Optimise and automate pre-production for wire based Directed Energy Deposition (w-DEDAM) production PhD or MSc by Research

About the Project

This project offers an opportunity to develop a next-generation intelligent manufacturing framework for wire-based directed energy deposition additive manufacturing (w-DEDAM). You, as a PhD/MSc by Research student, will work at the intersection of artificial intelligence, digital manufacturing, and optimisation to automate the pre-production process, traditionally reliant on expert judgement. By integrating multi-modal data, simulation, and AI-driven decision-making, the research aims to deliver robust, high-quality, and efficient production solutions. This is ideal for candidates interested in advancing smart manufacturing and solving complex, real-world engineering challenges.

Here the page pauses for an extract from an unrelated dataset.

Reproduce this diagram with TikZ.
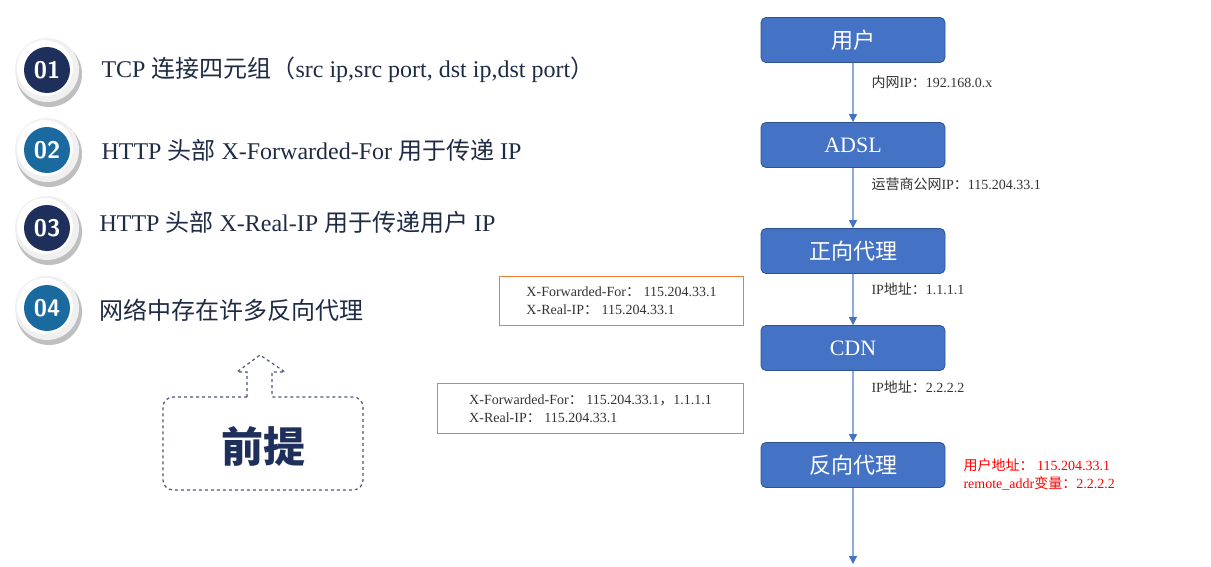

This project sits within digital manufacturing and additive manufacturing, with a particular focus on wire-based directed energy deposition (w-DEDAM). It integrates disciplines including artificial intelligence, computational modelling, and manufacturing systems engineering. The research addresses the transition from experience-driven to data-driven and automated production workflows, which is a central challenge in modern manufacturing. Its relevance today is significant, as industries are increasingly adopting additive manufacturing for high-value, complex components while demanding improved consistency, reduced lead times, and enhanced sustainability. Automating the pre-production stage through AI and optimisation directly supports the development of intelligent, scalable, and reliable manufacturing systems, aligning with the broader movement towards digital manufacturing.

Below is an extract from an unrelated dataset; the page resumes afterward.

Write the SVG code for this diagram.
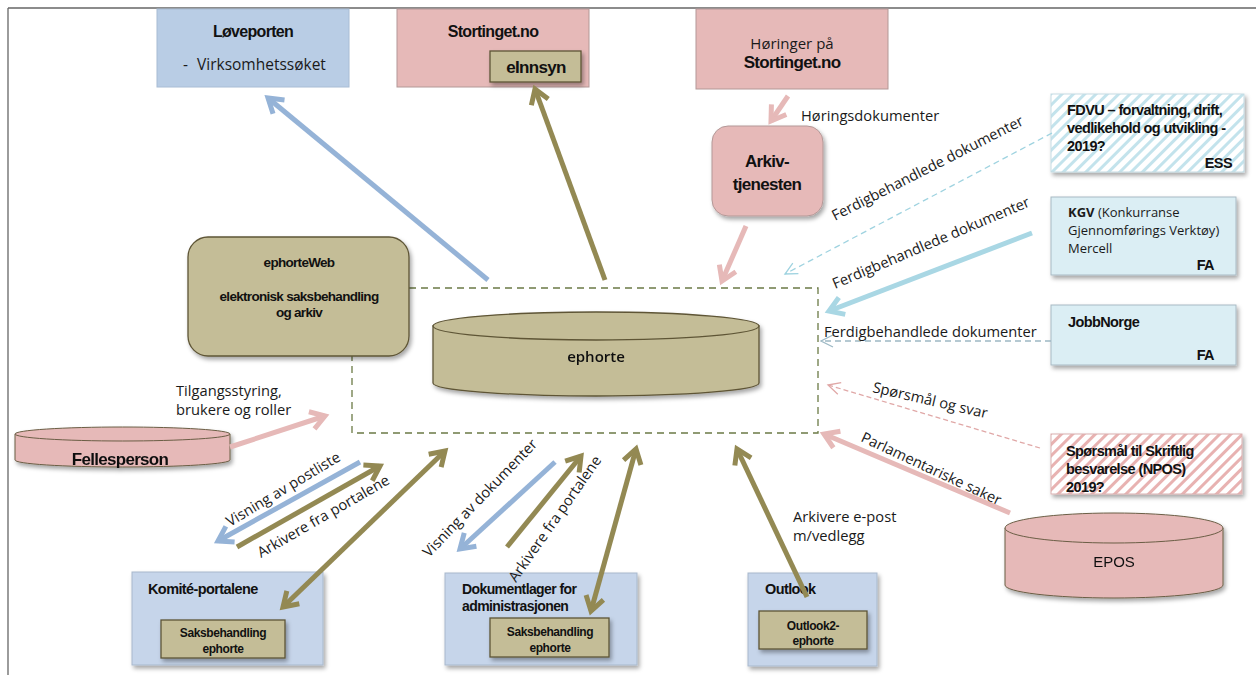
<svg xmlns="http://www.w3.org/2000/svg" width="1256" height="675" viewBox="0 0 1256 675">
<style>
.lbl{font-family:"Open Sans","Liberation Sans",sans-serif;font-size:14.7px;fill:#1a1a1a}
.bt{font-family:"Liberation Sans",Arial,sans-serif;font-weight:bold;font-size:14.5px;letter-spacing:-0.6px;fill:#111}
.tt{font-family:"Liberation Sans",Arial,sans-serif;font-weight:bold;font-size:16px;letter-spacing:-0.7px;fill:#111}
.rt{font-family:"Open Sans","Liberation Sans",sans-serif;font-size:13px;fill:#1a1a1a}
.sm{font-family:"Liberation Sans",Arial,sans-serif;font-weight:bold;font-size:12px;letter-spacing:-0.4px;fill:#111}
.olivefill{fill:#c4bd97;stroke:#5e5536;stroke-width:1.3}
.pinkfill{fill:#e6b9b8;stroke:#b39897;stroke-width:1}
.bluefill{fill:#c6d5ea;stroke:#a8b8cc;stroke-width:1}
.cyanfill{fill:#dbeef4;stroke:#a8bac4;stroke-width:1}
.thick{fill:none;stroke-width:5;stroke-linecap:butt}
.olive{stroke:#938953}
.blue{stroke:#95b3d7}
.pink{stroke:#e6b9b8}
.kgv{stroke:#a9d7e4}
</style>
<defs>
<filter id="sh" x="-10%" y="-10%" width="130%" height="140%"><feDropShadow dx="2" dy="3" stdDeviation="2" flood-color="#000" flood-opacity="0.35"/></filter>
<pattern id="hatchBlue" patternUnits="userSpaceOnUse" width="8" height="8" patternTransform="rotate(45)"><rect width="8" height="8" fill="#ffffff"/><rect x="0" y="0" width="3" height="8" fill="#c3e3ec"/></pattern>
<pattern id="hatchPink" patternUnits="userSpaceOnUse" width="8" height="8" patternTransform="rotate(45)"><rect width="8" height="8" fill="#ffffff"/><rect x="0" y="0" width="3" height="8" fill="#e8b2b1"/></pattern>
<marker id="aOlive" markerUnits="userSpaceOnUse" markerWidth="20" markerHeight="20" viewBox="0 0 20 20" refX="17" refY="10" orient="auto" overflow="visible"><path d="M3,1 L17,10 L3,19" fill="none" stroke="#938953" stroke-width="5"/></marker>
<marker id="aOliveS" markerUnits="userSpaceOnUse" markerWidth="20" markerHeight="20" viewBox="0 0 20 20" refX="3" refY="10" orient="auto" overflow="visible"><path d="M17,1 L3,10 L17,19" fill="none" stroke="#938953" stroke-width="5"/></marker>
<marker id="aBlue" markerUnits="userSpaceOnUse" markerWidth="20" markerHeight="20" viewBox="0 0 20 20" refX="17" refY="10" orient="auto" overflow="visible"><path d="M3,1 L17,10 L3,19" fill="none" stroke="#95b3d7" stroke-width="5"/></marker>
<marker id="aPink" markerUnits="userSpaceOnUse" markerWidth="20" markerHeight="20" viewBox="0 0 20 20" refX="17" refY="10" orient="auto" overflow="visible"><path d="M3,1 L17,10 L3,19" fill="none" stroke="#e6b9b8" stroke-width="5"/></marker>
<marker id="aKgv" markerUnits="userSpaceOnUse" markerWidth="20" markerHeight="20" viewBox="0 0 20 20" refX="17" refY="10" orient="auto" overflow="visible"><path d="M3,1 L17,10 L3,19" fill="none" stroke="#a9d7e4" stroke-width="5"/></marker>
<marker id="tCyan" markerUnits="userSpaceOnUse" markerWidth="14" markerHeight="14" viewBox="0 0 14 14" refX="13" refY="7" orient="auto" overflow="visible"><path d="M1,1 L13,7 L1,13" fill="none" stroke="#9fd3e0" stroke-width="1.3"/></marker>
<marker id="tGray" markerUnits="userSpaceOnUse" markerWidth="14" markerHeight="14" viewBox="0 0 14 14" refX="13" refY="7" orient="auto" overflow="visible"><path d="M1,1 L13,7 L1,13" fill="none" stroke="#9db8c4" stroke-width="1.3"/></marker>
<marker id="tPink" markerUnits="userSpaceOnUse" markerWidth="14" markerHeight="14" viewBox="0 0 14 14" refX="13" refY="7" orient="auto" overflow="visible"><path d="M1,1 L13,7 L1,13" fill="none" stroke="#e0a8a7" stroke-width="1.3"/></marker>
</defs>

<rect width="1256" height="675" fill="#ffffff"/>
<g id="frame" stroke="#666" stroke-width="1.3" fill="none">
<line x1="8" y1="8" x2="1256" y2="8"/>
<line x1="8" y1="8" x2="8" y2="675"/>
</g>

<g id="ephorte-area">
<path d="M409,288 L818,288 L818,433 L352,433 L352,356" fill="none" stroke="#6b7a45" stroke-width="1.3" stroke-dasharray="7,5"/>
</g>

<g id="loveporten">
<rect x="157" y="9" width="192" height="78" fill="#b9cde5" stroke="#a8bcd4" stroke-width="1"/>
<text class="tt" x="253" y="37" text-anchor="middle">Løveporten</text>
<text class="rt" x="183" y="70" style="font-size:15.5px">-</text>
<text class="rt" x="197" y="70" style="font-size:15.5px">Virksomhetssøket</text>
</g>

<g id="stortinget">
<rect x="397" y="9" width="192" height="78" class="pinkfill"/>
<text class="tt" x="493" y="37" text-anchor="middle">Stortinget.no</text>
</g>
<g id="einnsyn">
<rect x="490" y="51" width="91" height="31" class="olivefill" filter="url(#sh)"/>
<text class="tt" x="536" y="73" text-anchor="middle" style="font-size:17px">eInnsyn</text>
</g>

<g id="horinger">
<rect x="696" y="9" width="192" height="80" class="pinkfill"/>
<text class="rt" x="792" y="49" text-anchor="middle" style="font-size:15px">Høringer på</text>
<text class="tt" x="792" y="68" text-anchor="middle" style="font-size:17px">Stortinget.no</text>
</g>

<g id="arkivtjenesten">
<rect x="712" y="126" width="111" height="90" rx="16" class="pinkfill" filter="url(#sh)"/>
<text class="tt" x="767" y="167" text-anchor="middle" style="font-size:17px">Arkiv-</text>
<text class="tt" x="767" y="190" text-anchor="middle" style="font-size:17px">tjenesten</text>
</g>

<g id="ephorteweb">
<rect x="188" y="237" width="221" height="119" rx="20" class="olivefill" filter="url(#sh)"/>
<text class="bt" x="299" y="267" text-anchor="middle" style="font-size:13.5px;letter-spacing:-0.7px">ephorteWeb</text>
<text class="bt" x="299" y="301" text-anchor="middle" style="font-size:13.5px;letter-spacing:-0.7px">elektronisk saksbehandling</text>
<text class="bt" x="299" y="317" text-anchor="middle" style="font-size:13.5px;letter-spacing:-0.7px">og arkiv</text>
</g>

<g id="ephorte" filter="url(#sh)">
<path d="M433,326 L433,383 A163,13 0 0 0 759,383 L759,326 Z" class="olivefill"/>
<ellipse cx="596" cy="326" rx="163" ry="14" class="olivefill"/>
<text x="596" y="362" text-anchor="middle" font-family="'Open Sans','Liberation Sans',sans-serif" font-size="15" font-weight="600" fill="#111">ephorte</text>
</g>

<g id="fellesperson" filter="url(#sh)">
<path d="M15,434 L15,460 A107.5,7 0 0 0 230,460 L230,434 Z" fill="#e6b9b8" stroke="#6b5e45" stroke-width="1"/>
<ellipse cx="122.5" cy="434" rx="107.5" ry="7" fill="#e6b9b8" stroke="#6b5e45" stroke-width="1"/>
<text class="tt" x="120" y="465" text-anchor="middle" style="font-size:17px">Fellesperson</text>
</g>

<g id="fdvu">
<rect x="1051" y="94" width="193" height="78" fill="url(#hatchBlue)" stroke="#c5dbe3" stroke-width="1" filter="url(#sh)"/>
<text class="bt" x="1067" y="115">FDVU – forvaltning, drift,</text>
<text class="bt" x="1067" y="133">vedlikehold og utvikling -</text>
<text class="bt" x="1067" y="151">2019?</text>
<text class="bt" x="1232" y="168" text-anchor="end">ESS</text>
</g>

<g id="kgv">
<rect x="1051" y="197" width="185" height="78" class="cyanfill" filter="url(#sh)"/>
<text class="rt" x="1068" y="217"><tspan font-weight="bold">KGV</tspan> (Konkurranse</text>
<text class="rt" x="1068" y="235">Gjennomførings Verktøy)</text>
<text class="rt" x="1068" y="253">Mercell</text>
<text class="bt" x="1214" y="270" text-anchor="end">FA</text>
</g>

<g id="jobbnorge">
<rect x="1051" y="305" width="185" height="60" class="cyanfill" filter="url(#sh)"/>
<text class="bt" x="1068" y="327">JobbNorge</text>
<text class="bt" x="1214" y="360" text-anchor="end">FA</text>
</g>

<g id="sporsmal">
<rect x="1051" y="434" width="191" height="60" fill="url(#hatchPink)" stroke="#d9b0b0" stroke-width="1" filter="url(#sh)"/>
<text class="bt" x="1066" y="456">Spørsmål til Skriftlig</text>
<text class="bt" x="1066" y="474">besvarelse (NPOS)</text>
<text class="bt" x="1066" y="492">2019?</text>
</g>

<g id="epos" filter="url(#sh)">
<path d="M1005,528 L1005,585 A109,13 0 0 0 1223,585 L1223,528 Z" fill="#e6b9b8" stroke="#6b5e45" stroke-width="1"/>
<ellipse cx="1114" cy="528" rx="109" ry="15" fill="#e6b9b8" stroke="#6b5e45" stroke-width="1"/>
<text x="1114" y="567" text-anchor="middle" font-family="'Liberation Sans',Arial,sans-serif" font-size="15" fill="#111">EPOS</text>
</g>

<g id="komite">
<rect x="132" y="572" width="191" height="93" class="bluefill" filter="url(#sh)"/>
<text class="bt" x="148" y="594">Komité-portalene</text>
<rect x="161" y="620" width="124" height="38" class="olivefill" filter="url(#sh)"/>
<text class="sm" x="223" y="637" text-anchor="middle">Saksbehandling</text>
<text class="sm" x="223" y="653" text-anchor="middle">ephorte</text>
</g>

<g id="dokumentlager">
<rect x="445" y="573" width="192" height="92" class="bluefill" filter="url(#sh)"/>
<text class="bt" x="462" y="594" style="font-size:14px">Dokumentlager for</text>
<text class="bt" x="462" y="611" style="font-size:14px">administrasjonen</text>
<rect x="490" y="618" width="119" height="39" class="olivefill" filter="url(#sh)"/>
<text class="sm" x="550" y="636" text-anchor="middle">Saksbehandling</text>
<text class="sm" x="550" y="652" text-anchor="middle">ephorte</text>
</g>

<g id="outlook">
<rect x="748" y="573" width="129" height="93" class="bluefill" filter="url(#sh)"/>
<text class="bt" x="765" y="594">Outlook</text>
<rect x="759" y="611" width="108" height="38" class="olivefill" filter="url(#sh)"/>
<text class="sm" x="813" y="630" text-anchor="middle">Outlook2-</text>
<text class="sm" x="813" y="645" text-anchor="middle">ephorte</text>
</g>

<g id="connectors">
<line x1="488" y1="280" x2="268" y2="98" class="thick blue" marker-end="url(#aBlue)"/>
<line x1="605" y1="280" x2="535" y2="89" class="thick olive" marker-end="url(#aOlive)"/>
<line x1="788" y1="96" x2="771" y2="121" class="thick pink" marker-end="url(#aPink)"/>
<line x1="746" y1="226" x2="722" y2="281" class="thick pink" marker-end="url(#aPink)"/>
<line x1="230" y1="447" x2="325" y2="416" class="thick pink" marker-end="url(#aPink)"/>
<line x1="1052" y1="133" x2="785" y2="274" fill="none" stroke="#9fd3e0" stroke-width="1.3" stroke-dasharray="6,4" marker-end="url(#tCyan)"/>
<line x1="1032" y1="233" x2="829" y2="311" class="thick kgv" marker-end="url(#aKgv)"/>
<line x1="1051" y1="341" x2="821" y2="341" fill="none" stroke="#9db8c4" stroke-width="1.3" stroke-dasharray="6,4" marker-end="url(#tGray)"/>
<line x1="1040" y1="448" x2="828" y2="385" fill="none" stroke="#e0a8a7" stroke-width="1.3" stroke-dasharray="5,3" marker-end="url(#tPink)"/>
<line x1="1010" y1="513" x2="824" y2="434" class="thick pink" marker-end="url(#aPink)"/>
<line x1="360" y1="462" x2="218" y2="541" class="thick blue" marker-end="url(#aBlue)"/>
<line x1="237" y1="547" x2="380" y2="466" class="thick olive" marker-end="url(#aOlive)"/>
<line x1="283" y1="607" x2="445" y2="451" class="thick olive" marker-start="url(#aOliveS)" marker-end="url(#aOlive)"/>
<line x1="555" y1="462" x2="460" y2="549" class="thick blue" marker-end="url(#aBlue)"/>
<line x1="507" y1="547" x2="581" y2="456" class="thick olive" marker-end="url(#aOlive)"/>
<line x1="591" y1="611" x2="636" y2="449" class="thick olive" marker-start="url(#aOliveS)" marker-end="url(#aOlive)"/>
<line x1="807" y1="597" x2="737" y2="449" class="thick olive" marker-end="url(#aOlive)"/>
</g>

<g id="labels">
<text class="lbl" x="801" y="121">Høringsdokumenter</text>
<text class="lbl" transform="translate(835,221) rotate(-27)">Ferdigbehandlede dokumenter</text>
<text class="lbl" transform="translate(835,289) rotate(-23)">Ferdigbehandlede dokumenter</text>
<text class="lbl" x="824" y="337">Ferdigbehandlede dokumenter</text>
<text class="lbl" transform="translate(872,392) rotate(13)">Spørsmål og svar</text>
<text class="lbl" transform="translate(860,441) rotate(25)">Parlamentariske saker</text>
<text class="lbl" x="176" y="396">Tilgangsstyring,</text>
<text class="lbl" x="176" y="415">brukere og roller</text>
<text class="lbl" transform="translate(230,527) rotate(-31)">Visning av postliste</text>
<text class="lbl" transform="translate(261,558) rotate(-30)">Arkivere fra portalene</text>
<text class="lbl" transform="translate(429,558) rotate(-46)">Visning av dokumenter</text>
<text class="lbl" transform="translate(516,583) rotate(-55)">Arkivere fra portalene</text>
<text class="lbl" x="793" y="522">Arkivere e-post</text>
<text class="lbl" x="793" y="541">m/vedlegg</text>
</g>
</svg>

The aim of this project is to develop an automated, non-expert pre-production framework for wire-based directed energy deposition additive manufacturing (w-DEDAM). The research focuses on integrating expert knowledge with artificial intelligence, multi-objective optimisation, and digital tools to systematically define build strategies, process parameters, and toolpaths. The project seeks to deliver a robust and scalable solution that consistently achieves high-quality parts, minimal distortion, and improved productivity, while reducing reliance on manual decision-making and enhancing overall efficiency in additive manufacturing workflows.

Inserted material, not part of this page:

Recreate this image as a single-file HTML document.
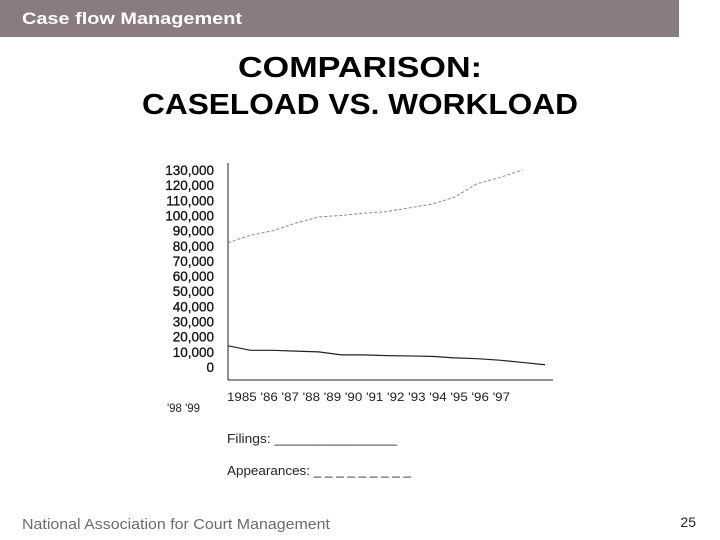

The student is expected to acquire the following (including but not limited to) knowledge and skills from the research in this project:

• Fundamental understanding of w-DEDAM processes
• Pre-production workflow design, covering CAD model handling, feature recognition, build strategy definition, and toolpath planning.
• Multi-objective optimisation techniques, including formulation of optimisation problems, trade-off analysis, and algorithm development for manufacturing applications.
• Artificial intelligence and machine learning methods, particularly for data-driven modelling.
• Multi-modal data integration and management, combining geometric data, simulation outputs, experimental data, and expert knowledge into a unified framework.
• Digital manufacturing systems and platforms, with experience in developing or implementing integrated, automated workflows.

Funding Notes

Self-funded. The cost for running experiments and accessing to research facilities will be supported by the Welding and Additive Manufacturing Centre.